We are advancing coastal dune and marsh modeling of the barrier islands, estuary and interior marshes in the Mississippi Sound to evaluate trade-offs between coastal management strategies and proposed restoration efforts in the region.
Why We Care
Rising seas are damaging coastal habitats in Mississippi and Alabama and increasing flood risk to coastal communities. The beaches and dunes on our coastal barrier islands are being eroded away, and coastal marshes are drowning and in need of coastal restoration activities. There are more activities needed than can be accomplished, requiring approaches to evaluate proposed projects. We are particularly responding to the management community’s interest in assistance for prioritizing restoration on the barrier islands compared to the interior marshes in the Mississippi Sound.
What We Are Doing
The goals of the proposal are to (1) enhance modeling of sediment transport and barrier island evolution to include dynamic models of tides, storm surge, and marsh productivity; (2) model the physical processes and feedbacks between the offshore barrier islands, estuary and marsh; (3) Evaluate the effects of local restoration scenarios on mitigating inundation and share a probabilistic analysis of trade-offs to inform decision-making. All of this work will be done in coordination with a management advisory group, which includes many individuals that served on an existing advisory group for a prior ESLR award.

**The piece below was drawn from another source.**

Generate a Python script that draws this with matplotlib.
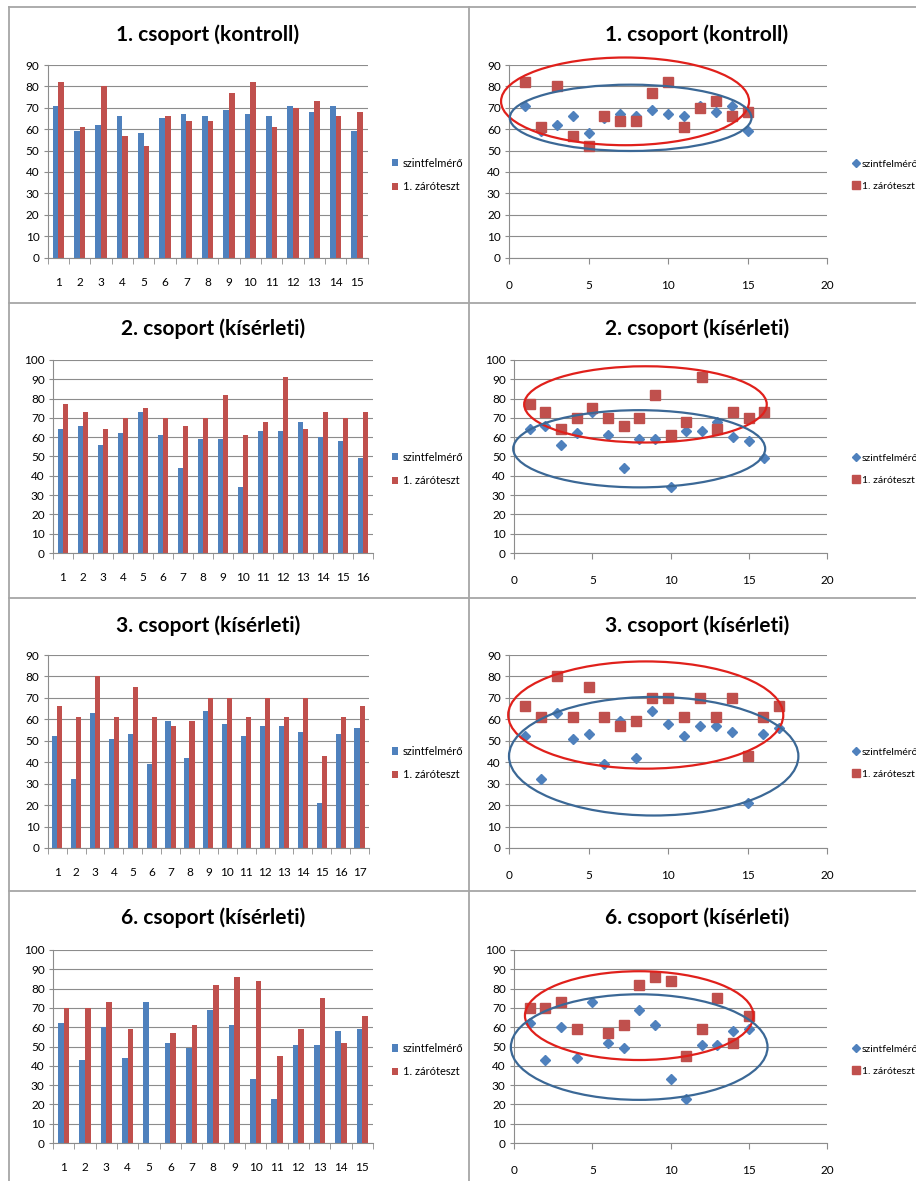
import numpy as np
import matplotlib.pyplot as plt
from matplotlib.patches import Ellipse
from matplotlib.lines import Line2D

plt.rcParams['font.family'] = ['Lato', 'DejaVu Sans']

# pontszámok csoportonként: szintfelmérő / 1. záróteszt
titles = ['1. csoport (kontroll)', '2. csoport (kísérleti)',
          '3. csoport (kísérleti)', '6. csoport (kísérleti)']
series_names = ['szintfelmérő', '1. záróteszt']

g1_szint = [71, 59, 62, 66, 58, 65, 67, 66, 69, 67, 66, 71, 68, 71, 59]
g1_zaro = [82, 61, 80, 57, 52, 66, 64, 64, 77, 82, 61, 70, 73, 66, 68]

g2_szint = [64, 66, 56, 62, 73, 61, 44, 59, 59, 34, 63, 63, 68, 60, 58, 49]
g2_zaro = [77, 73, 64, 70, 75, 70, 66, 70, 82, 61, 68, 91, 64, 73, 70, 73]

g3_szint = [52, 32, 63, 51, 53, 39, 59, 42, 64, 58, 52, 57, 57, 54, 21, 53, 56]
g3_zaro = [66, 61, 80, 61, 75, 61, 57, 59, 70, 70, 61, 70, 61, 70, 43, 61, 66]

g6_szint = [62, 43, 60, 44, 73, 52, 49, 69, 61, 33, 23, 51, 51, 58, 59]
g6_zaro = [70, 70, 73, 59, np.nan, 57, 61, 82, 86, 84, 45, 59, 75, 52, 66]

groups = [(g1_szint, g1_zaro), (g2_szint, g2_zaro),
          (g3_szint, g3_zaro), (g6_szint, g6_zaro)]
y_max = [90, 100, 90, 100]

# kézzel rajzolt kiemelő ellipszisek (középpont x, y, szélesség, magasság)
red_ellipses = [(7.3, 73, 15.6, 41), (8.4, 77, 15.5, 39.5),
                (8.6, 62, 17.3, 50), (8.0, 66, 14.6, 46)]
blue_ellipses = [(7.65, 65.3, 15.2, 31), (8.0, 54, 16.1, 40),
                 (9.1, 42.8, 18.2, 55.3), (8.0, 49.7, 16.4, 54.7)]

BLUE = '#4F81BD'
RED = '#C0504D'
GRID = '#8C8C8C'

W, H = 916, 1181
fig = plt.figure(figsize=(W / 100, H / 100), dpi=100)


def box(l, t, r, b):
    return [l / W, 1 - b / H, (r - l) / W, (b - t) / H]


def style_axes(ax, ymax):
    ax.set_ylim(0, ymax)
    ax.set_yticks(np.arange(0, ymax + 1, 10))
    ax.yaxis.grid(True, color=GRID, lw=0.8)
    ax.set_axisbelow(True)
    for s in ['top', 'right']:
        ax.spines[s].set_visible(False)
    for s in ['left', 'bottom']:
        ax.spines[s].set_color(GRID)
        ax.spines[s].set_linewidth(0.8)
    ax.tick_params(axis='y', length=3, color=GRID, labelsize=8.5, pad=3)


# sorok: (tengely teteje, alja, cím y, jelmagyarázat közép y)
rows = [(65, 257.5, 35, 175), (360, 553, 329, 469),
        (655, 848, 626, 763), (950, 1143, 918, 1060)]
bar_x = [(47.7, 367.7), (53, 373), (47.7, 369), (53, 373)]
sc_x = [(509, 827), (514, 827), (509, 827), (514, 827)]

for i, (szint, zaro) in enumerate(groups):
    top, bottom, ty, ly = rows[i]
    n = len(szint)
    x = np.arange(1, n + 1)

    # oszlopdiagram
    ax = fig.add_axes(box(bar_x[i][0], top, bar_x[i][1], bottom))
    w = 0.27
    b1 = ax.bar(x - w / 2, szint, w, color=BLUE, label=series_names[0])
    b2 = ax.bar(x + w / 2, zaro, w, color=RED, label=series_names[1])
    style_axes(ax, y_max[i])
    ax.set_xlim(0.5, n + 0.5)
    ax.set_xticks(x)
    ax.set_xticklabels([str(v) for v in x])
    ax.set_xticks(np.arange(0.5, n + 1), minor=True)
    ax.tick_params(axis='x', which='major', length=0, labelsize=8.5, pad=14)
    ax.tick_params(axis='x', which='minor', length=4, color=GRID)
    fig.text((bar_x[i][0] + bar_x[i][1]) / 2 / W, 1 - ty / H, titles[i],
             ha='center', va='center', fontsize=15, fontweight='bold')
    ax.legend(handles=[b1, b2], loc='center left',
              bbox_to_anchor=(386 / W, 1 - ly / H),
              bbox_transform=fig.transFigure, frameon=False, fontsize=8,
              handlelength=0.6, handleheight=0.6, handletextpad=0.4,
              labelspacing=1.1, borderpad=0)

    # pontdiagram
    ax2 = fig.add_axes(box(sc_x[i][0], top, sc_x[i][1], bottom))
    l1, = ax2.plot(x, szint, 'D', color=BLUE, ms=5, ls='none',
                   label=series_names[0])
    l2, = ax2.plot(x, zaro, 's', color=RED, ms=7.5, ls='none',
                   label=series_names[1])
    style_axes(ax2, y_max[i])
    ax2.set_xlim(0, 20)
    ax2.set_xticks([0, 5, 10, 15, 20])
    ax2.tick_params(axis='x', length=4, color=GRID, labelsize=8.5, pad=12)
    cx, cy, ew, eh = red_ellipses[i]
    ax2.add_patch(Ellipse((cx, cy), ew, eh, fill=False, ec='#E0201B',
                          lw=1.6, clip_on=False, zorder=4))
    cx, cy, ew, eh = blue_ellipses[i]
    ax2.add_patch(Ellipse((cx, cy), ew, eh, fill=False, ec='#3B6896',
                          lw=1.6, clip_on=False, zorder=4))
    fig.text(697 / W, 1 - ty / H, titles[i],
             ha='center', va='center', fontsize=15, fontweight='bold')
    ax2.legend(handles=[l1, l2], loc='center left',
               bbox_to_anchor=(848 / W, 1 - ly / H),
               bbox_transform=fig.transFigure, frameon=False, fontsize=7.5,
               handlelength=0.6, handletextpad=0.25, labelspacing=1.2,
               borderpad=0, markerscale=0.75)

# cellák keretei
border = dict(color='#A6A6A6', lw=1.3, transform=fig.transFigure)
for yy in [7, 303, 598, 891]:
    fig.add_artist(Line2D([9 / W, 1], [1 - yy / H, 1 - yy / H], **border))
for xx in [9, 469]:
    fig.add_artist(Line2D([xx / W, xx / W], [0, 1 - 7 / H], **border))

plt.savefig('out.png', dpi=100)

The modeling advancements will be based upon an existing coupled framework linking the Delft3D, XBeach and Empirical Dune Growth (EDGR) models for decadal-scale simulations of barrier island evolution and sediment transport during quiescent conditions, storm events and post-storm recovery. However, modeling framework will be extended to incorporate existing dynamic models of tides, waves and storm surge (SWAN+ADCIRC), and marsh productivity (Hydro-MEM). This advancement will permit simulations of the interactions and feedbacks between the offshore barrier islands, estuary and marsh under varying scenarios of storminess, sea level rise, and restoration alternatives, in a more advanced way than has been possible.
Benefits of Our Work
Expected outcomes of this project include: (1) enhanced integrated modeling framework for regional decadal-scale simulations of morphology, hydrodynamics and marsh productivity that can be used for ecosystem service assessments under scenarios of SLR, storminess and restoration alternatives; (2) improved scientific knowledge of the function of offshore barrier islands and interactions and feedbacks with the estuary and marsh and (3) user driven tools or information that will provide guidance on the value of regional versus local restoration alternatives that can be used for managing the barrier islands and adjacent mainland coast.
The project is led by the U.S. Geological Survey St. Petersburg Coastal and Marine Science Center and includes co-investigators from the U.S. Geological Survey Wetland and Aquatic Research Center, Louisiana State University Center for Coastal Resiliency and the University of Georgia School of Environmental, Civil, Agricultural and Mechanical Engineering. The project is funded through the NCCOS Effects of Sea Level Rise Program.